= Daniel Effiong Asuquo =

Nigerian politician (born 1962)

Daniel Effiong Asuquo is a Nigerian politician. He was a member representing Akamkpa/Biase Federal Constituency in the House of Representatives.

== Early life and education ==
Daniel Effiong Asuquo was born on 4 June 1962 and hails from Cross River State, Nigeria. He attended St. Louis Primary School, Kano, before proceeding to Federal Government College, Kano, and Hope Waddell Training Institution, Calabar, for his secondary education. He later obtained a Bachelor of Science degree in Banking and Finance from the University of Calabar and also attended the Cross River State College of Education, Akamkpa.

== Public service career ==
Asuquo began his career in public service as Personal Assistant to the Chairman of Akamkpa Local Government Council in 1996. He later served as Chairman of Akamkpa Local Government Area between 1999 and 2002, where he was responsible for overseeing local government administration and community development programmes.

Between 2008 and 2010, he served as Director General of the Cross River State Electrification Agency. In that capacity, he supervised programmes aimed at improving electricity infrastructure and expanding access to power in parts of Cross River State before seeking elective office.

==Political career==
From 2008 to 2010, he was the Director General, Cross River State Electrification Agency

Asuquo was elected to the House of Representatives in 2011 to represent Akamkpa/Biase Federal Constituency of Cross River State on the platform of the Peoples Democratic Party (PDP). He was subsequently re-elected in 2015 and 2019, serving three consecutive terms in the National Assembly.

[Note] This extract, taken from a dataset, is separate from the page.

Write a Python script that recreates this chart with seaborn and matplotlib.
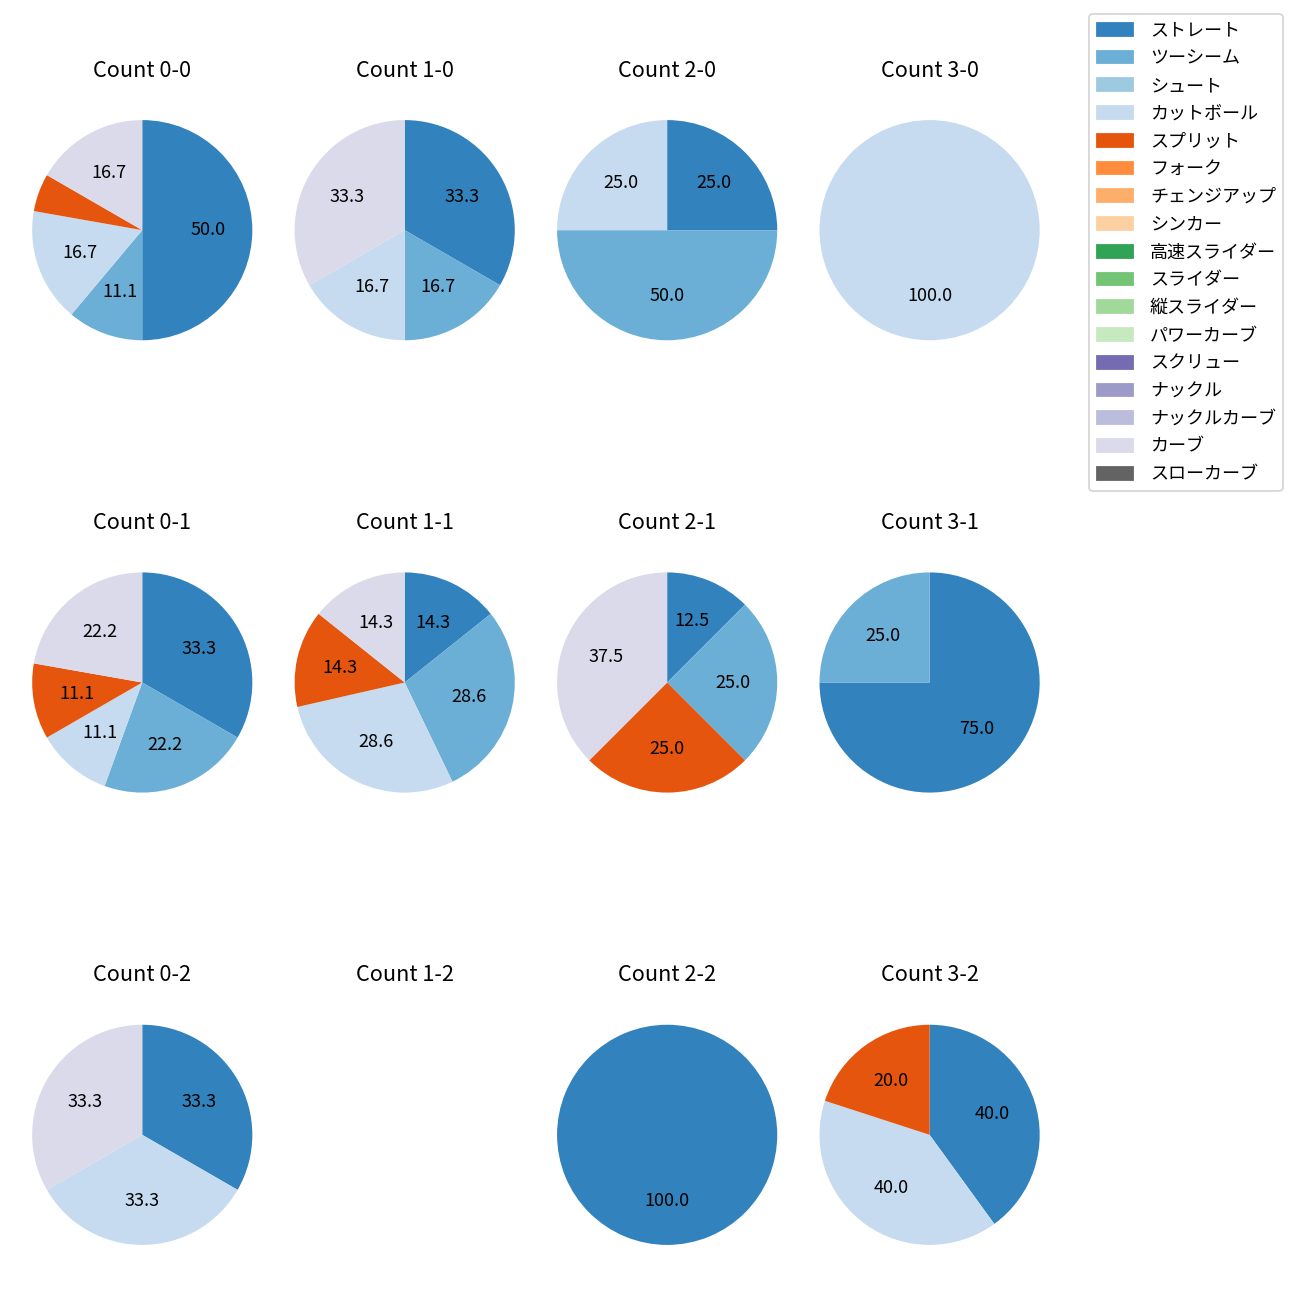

During the 2023 electoral cycle, he sought the governorship ticket of the PDP in Cross River State. Following the party's primary election, he defected to the Labour Party, where he became the party's candidate for Cross River South Senatorial District in the 2023 general election.

==Legislative career==
As a member of the House of Representatives, Asuquo served on several standing committees, including the Committees on Legislative Budget and Research, Niger Delta Development Commission, Marine Safety, Education and Administration, Land Transport, and Federal Character. His committee assignments reflected his legislative interests in infrastructure, public administration, regional development and transportation.

During his tenure in the National Assembly, he participated in legislative debates, committee oversight and constituency representation on behalf of the people of Akamkpa/Biase Federal Constituency.